■ **WHAT TO WORK ON**: Write out the listing from the line with "Emit a Python" to the line with "import numpy as np", both lines included, exactly and nothing beyond. Leave pictures out.

■ **EXCERPTED RECORDS**:
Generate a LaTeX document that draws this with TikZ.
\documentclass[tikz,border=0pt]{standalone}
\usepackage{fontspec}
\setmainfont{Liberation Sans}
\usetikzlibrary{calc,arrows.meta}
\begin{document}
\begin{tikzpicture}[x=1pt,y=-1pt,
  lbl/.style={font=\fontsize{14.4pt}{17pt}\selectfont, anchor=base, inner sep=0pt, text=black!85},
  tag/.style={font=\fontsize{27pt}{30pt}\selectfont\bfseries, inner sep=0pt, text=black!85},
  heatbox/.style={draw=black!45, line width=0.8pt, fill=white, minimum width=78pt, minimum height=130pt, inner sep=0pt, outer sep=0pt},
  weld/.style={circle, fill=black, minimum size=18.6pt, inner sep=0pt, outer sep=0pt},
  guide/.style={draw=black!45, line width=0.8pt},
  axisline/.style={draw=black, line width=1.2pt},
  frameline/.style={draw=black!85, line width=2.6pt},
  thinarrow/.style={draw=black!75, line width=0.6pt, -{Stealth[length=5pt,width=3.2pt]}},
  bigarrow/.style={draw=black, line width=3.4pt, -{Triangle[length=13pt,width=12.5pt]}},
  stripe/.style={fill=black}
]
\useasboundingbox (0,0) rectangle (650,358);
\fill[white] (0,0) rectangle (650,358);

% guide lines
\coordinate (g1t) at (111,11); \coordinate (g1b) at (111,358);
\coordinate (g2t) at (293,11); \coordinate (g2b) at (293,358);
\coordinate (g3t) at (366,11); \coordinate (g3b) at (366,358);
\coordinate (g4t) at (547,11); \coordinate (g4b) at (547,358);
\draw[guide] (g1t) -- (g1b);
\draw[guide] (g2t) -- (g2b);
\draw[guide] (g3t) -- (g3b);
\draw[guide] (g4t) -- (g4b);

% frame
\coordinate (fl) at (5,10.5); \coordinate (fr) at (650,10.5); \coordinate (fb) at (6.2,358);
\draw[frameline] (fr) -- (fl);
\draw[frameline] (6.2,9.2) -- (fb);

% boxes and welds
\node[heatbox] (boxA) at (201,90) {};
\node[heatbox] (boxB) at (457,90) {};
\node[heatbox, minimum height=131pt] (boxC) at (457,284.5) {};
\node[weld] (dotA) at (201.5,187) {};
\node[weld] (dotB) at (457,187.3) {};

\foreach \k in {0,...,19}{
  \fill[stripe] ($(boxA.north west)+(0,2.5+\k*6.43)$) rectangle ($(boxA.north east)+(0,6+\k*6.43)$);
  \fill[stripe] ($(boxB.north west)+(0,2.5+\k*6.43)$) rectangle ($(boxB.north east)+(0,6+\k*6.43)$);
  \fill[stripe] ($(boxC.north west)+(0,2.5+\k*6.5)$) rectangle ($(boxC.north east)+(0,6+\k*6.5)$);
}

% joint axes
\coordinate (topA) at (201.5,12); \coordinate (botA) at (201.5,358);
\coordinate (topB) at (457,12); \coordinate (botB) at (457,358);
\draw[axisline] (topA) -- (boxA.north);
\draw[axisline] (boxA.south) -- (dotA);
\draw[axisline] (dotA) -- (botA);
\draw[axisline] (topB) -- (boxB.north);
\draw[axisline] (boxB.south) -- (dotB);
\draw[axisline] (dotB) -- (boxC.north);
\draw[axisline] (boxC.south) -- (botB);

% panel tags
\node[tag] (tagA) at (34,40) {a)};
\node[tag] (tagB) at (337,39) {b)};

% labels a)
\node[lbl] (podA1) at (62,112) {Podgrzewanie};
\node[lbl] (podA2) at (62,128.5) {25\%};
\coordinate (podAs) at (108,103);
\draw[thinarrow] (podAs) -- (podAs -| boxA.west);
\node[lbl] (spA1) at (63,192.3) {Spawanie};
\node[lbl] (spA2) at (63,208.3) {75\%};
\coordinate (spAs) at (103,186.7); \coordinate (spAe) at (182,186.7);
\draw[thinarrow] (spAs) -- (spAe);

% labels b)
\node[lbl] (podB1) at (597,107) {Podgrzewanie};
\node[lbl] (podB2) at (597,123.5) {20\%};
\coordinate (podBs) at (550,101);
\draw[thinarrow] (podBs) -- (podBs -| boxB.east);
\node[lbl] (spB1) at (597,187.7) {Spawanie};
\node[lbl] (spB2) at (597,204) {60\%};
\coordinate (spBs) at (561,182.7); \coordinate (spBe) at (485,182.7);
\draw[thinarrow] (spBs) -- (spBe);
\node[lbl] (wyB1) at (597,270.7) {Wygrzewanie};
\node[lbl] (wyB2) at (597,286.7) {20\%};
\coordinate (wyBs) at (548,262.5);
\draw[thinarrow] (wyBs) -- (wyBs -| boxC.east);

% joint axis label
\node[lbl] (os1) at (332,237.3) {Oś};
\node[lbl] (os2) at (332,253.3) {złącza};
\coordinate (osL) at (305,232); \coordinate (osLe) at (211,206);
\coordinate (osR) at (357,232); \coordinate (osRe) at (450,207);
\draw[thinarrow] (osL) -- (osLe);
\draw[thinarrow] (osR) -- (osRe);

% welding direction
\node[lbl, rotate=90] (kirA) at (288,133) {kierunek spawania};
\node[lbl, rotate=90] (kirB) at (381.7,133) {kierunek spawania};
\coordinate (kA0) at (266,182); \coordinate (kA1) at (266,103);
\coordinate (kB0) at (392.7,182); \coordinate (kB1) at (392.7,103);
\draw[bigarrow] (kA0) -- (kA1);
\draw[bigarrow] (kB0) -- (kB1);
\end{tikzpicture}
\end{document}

==

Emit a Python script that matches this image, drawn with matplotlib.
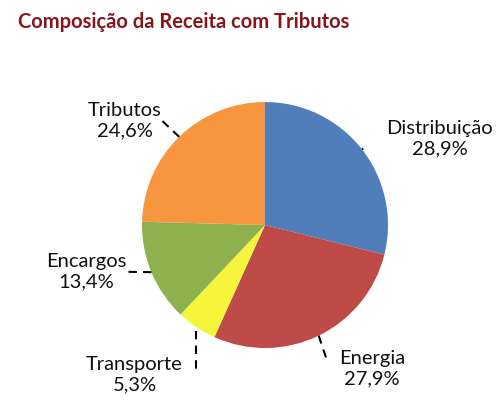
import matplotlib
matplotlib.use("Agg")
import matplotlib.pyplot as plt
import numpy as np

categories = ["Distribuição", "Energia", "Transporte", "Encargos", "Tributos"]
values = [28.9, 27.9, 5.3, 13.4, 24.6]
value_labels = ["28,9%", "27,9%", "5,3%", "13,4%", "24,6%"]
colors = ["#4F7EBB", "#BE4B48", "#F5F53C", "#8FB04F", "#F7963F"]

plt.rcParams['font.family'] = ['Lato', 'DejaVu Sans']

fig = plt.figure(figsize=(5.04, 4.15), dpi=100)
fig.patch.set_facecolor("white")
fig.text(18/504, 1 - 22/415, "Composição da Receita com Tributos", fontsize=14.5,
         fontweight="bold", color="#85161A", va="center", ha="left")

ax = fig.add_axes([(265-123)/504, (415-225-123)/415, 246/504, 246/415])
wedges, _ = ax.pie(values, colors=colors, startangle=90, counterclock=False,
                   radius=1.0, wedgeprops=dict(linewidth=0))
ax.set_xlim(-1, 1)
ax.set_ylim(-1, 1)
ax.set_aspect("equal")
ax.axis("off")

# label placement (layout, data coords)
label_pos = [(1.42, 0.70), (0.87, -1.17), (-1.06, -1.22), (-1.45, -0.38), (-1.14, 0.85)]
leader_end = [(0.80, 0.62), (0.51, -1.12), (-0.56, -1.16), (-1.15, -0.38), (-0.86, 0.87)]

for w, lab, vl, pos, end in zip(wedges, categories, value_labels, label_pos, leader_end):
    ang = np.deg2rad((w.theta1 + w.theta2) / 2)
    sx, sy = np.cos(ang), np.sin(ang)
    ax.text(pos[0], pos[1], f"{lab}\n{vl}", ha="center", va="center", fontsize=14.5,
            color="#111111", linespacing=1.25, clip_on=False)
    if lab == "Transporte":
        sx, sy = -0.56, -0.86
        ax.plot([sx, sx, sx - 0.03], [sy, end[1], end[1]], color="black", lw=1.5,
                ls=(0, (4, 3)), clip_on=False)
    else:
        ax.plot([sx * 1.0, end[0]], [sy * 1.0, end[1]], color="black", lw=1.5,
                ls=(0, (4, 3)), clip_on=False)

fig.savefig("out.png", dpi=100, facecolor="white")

■ **ANSWER FOR THIS EXERCISE**:
Emit a Python script that matches this image, drawn with matplotlib.
import matplotlib
matplotlib.use("Agg")
import matplotlib.pyplot as plt
import numpy as np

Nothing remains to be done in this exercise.